A diferencia de muchos obispos españoles, que no salen del monotema del aborto, la homosexualidad o la enseñanza de la religión, sin haber publicado aún un documento sobre ética económica de la crisis, Francisco arranca desde la autocrítica de la propia Iglesia: corrupción, ambición, carrerismo. Hace unos meses hubiera sido inconcebible oír a un papa palabras como las dirigidas a los religiosos de América Latina: “Es posible que reciban una carta de la Congregación de la Fe, pero no se preocupen y sigan adelante en denunciar los abusos. Abran puertas, hagan algo ahí donde la vida clama. Prefiero una Iglesia que se equivoca por hacer algo, que una que se enferma por quedarse encerrada”.

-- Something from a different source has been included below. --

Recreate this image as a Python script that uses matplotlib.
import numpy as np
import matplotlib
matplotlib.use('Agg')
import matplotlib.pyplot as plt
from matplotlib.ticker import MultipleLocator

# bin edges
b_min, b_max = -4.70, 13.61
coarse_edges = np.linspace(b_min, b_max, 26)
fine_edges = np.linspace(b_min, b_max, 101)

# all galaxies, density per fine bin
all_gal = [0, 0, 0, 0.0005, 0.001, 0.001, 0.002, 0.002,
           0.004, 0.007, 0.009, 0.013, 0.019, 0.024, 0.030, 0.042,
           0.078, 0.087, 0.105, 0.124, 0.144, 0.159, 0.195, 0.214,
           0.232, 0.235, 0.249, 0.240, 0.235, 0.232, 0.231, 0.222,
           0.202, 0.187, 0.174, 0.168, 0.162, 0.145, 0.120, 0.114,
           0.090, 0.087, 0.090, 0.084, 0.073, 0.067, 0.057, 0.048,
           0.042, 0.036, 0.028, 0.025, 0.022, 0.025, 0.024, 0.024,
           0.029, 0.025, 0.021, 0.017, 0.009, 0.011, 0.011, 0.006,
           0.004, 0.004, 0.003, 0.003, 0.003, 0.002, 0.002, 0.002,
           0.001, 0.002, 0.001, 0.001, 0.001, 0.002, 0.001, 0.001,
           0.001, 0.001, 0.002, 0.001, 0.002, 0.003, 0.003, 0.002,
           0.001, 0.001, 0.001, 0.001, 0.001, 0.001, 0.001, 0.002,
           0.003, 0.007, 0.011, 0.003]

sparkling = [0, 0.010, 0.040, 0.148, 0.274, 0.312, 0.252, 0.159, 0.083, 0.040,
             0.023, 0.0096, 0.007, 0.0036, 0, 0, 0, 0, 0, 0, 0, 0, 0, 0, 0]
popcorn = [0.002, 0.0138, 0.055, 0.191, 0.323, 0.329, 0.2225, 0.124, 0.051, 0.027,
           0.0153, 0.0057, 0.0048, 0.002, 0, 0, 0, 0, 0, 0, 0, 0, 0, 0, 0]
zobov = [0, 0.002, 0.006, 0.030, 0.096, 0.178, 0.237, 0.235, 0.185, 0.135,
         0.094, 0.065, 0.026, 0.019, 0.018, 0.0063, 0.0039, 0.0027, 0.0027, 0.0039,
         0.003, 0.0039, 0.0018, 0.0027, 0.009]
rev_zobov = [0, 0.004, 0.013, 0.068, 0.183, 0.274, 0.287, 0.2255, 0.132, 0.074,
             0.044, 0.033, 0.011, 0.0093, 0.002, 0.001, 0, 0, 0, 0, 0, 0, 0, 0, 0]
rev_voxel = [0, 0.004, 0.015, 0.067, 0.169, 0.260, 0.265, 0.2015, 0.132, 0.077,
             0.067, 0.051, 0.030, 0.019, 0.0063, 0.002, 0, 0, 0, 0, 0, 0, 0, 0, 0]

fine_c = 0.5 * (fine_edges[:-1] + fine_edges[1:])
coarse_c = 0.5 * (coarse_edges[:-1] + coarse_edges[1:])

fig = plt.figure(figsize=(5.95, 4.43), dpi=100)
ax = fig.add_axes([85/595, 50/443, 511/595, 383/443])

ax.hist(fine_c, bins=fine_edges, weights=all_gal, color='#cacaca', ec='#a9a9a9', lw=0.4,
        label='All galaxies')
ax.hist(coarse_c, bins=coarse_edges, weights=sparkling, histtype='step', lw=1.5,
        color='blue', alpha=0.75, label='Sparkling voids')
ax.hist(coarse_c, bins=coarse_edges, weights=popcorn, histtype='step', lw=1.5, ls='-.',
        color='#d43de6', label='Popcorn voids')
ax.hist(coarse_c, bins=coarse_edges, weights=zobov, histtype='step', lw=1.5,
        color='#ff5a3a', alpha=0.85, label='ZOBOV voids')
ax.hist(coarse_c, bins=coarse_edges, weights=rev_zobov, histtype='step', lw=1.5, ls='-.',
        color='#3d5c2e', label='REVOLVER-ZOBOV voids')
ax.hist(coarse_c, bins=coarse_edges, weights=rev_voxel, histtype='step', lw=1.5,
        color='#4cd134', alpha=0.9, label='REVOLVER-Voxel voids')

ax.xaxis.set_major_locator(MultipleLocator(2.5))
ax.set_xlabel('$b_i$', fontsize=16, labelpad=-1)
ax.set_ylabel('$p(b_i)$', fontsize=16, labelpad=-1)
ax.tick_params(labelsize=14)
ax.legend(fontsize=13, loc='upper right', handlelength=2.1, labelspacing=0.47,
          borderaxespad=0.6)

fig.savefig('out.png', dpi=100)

¿Conservador pues o progresista? Incatalogable, porque, aunque sigue siendo el Bergoglio de siempre tradicional en la doctrina, rompe el molde por su bondadosa autenticidad evangélica. Y a pesar de que no se esperan cambios en el celibato, la ordenación de la mujer ni en la cuestión de la homosexualidad, su giro de enfoque ha cautivado incluso a teólogos progresistas como Boff, Küng, Sobrino o Gustavo Gutiérrez. Es verdad que a estos y a las comunidades de base le chirrían su frecuente recurso al diablo o la simplificación del panteísmo en modelos actuales de contemplación. También que ya se percibe una oposición silenciosa en ambientes próximos a los nuevos movimientos o webs integristas y aristócratas, tan pendientes de la rúbrica o el modelo de Iglesia wojtyliano. Francisco les canonizará a Juan Pablo II en octubre, pero a la vez ha desbloqueado el proceso de “san” Romero de América. El pueblo le quiere y las encuestas le refrendan.
¿Acabarán comiéndoselo los cuervos vaticanos como aventuran algunos? No creo. La paloma franciscana vuela con alas de discernimiento jesuítico. Y sólo llevamos cien días con esta “revolución de la bondad”.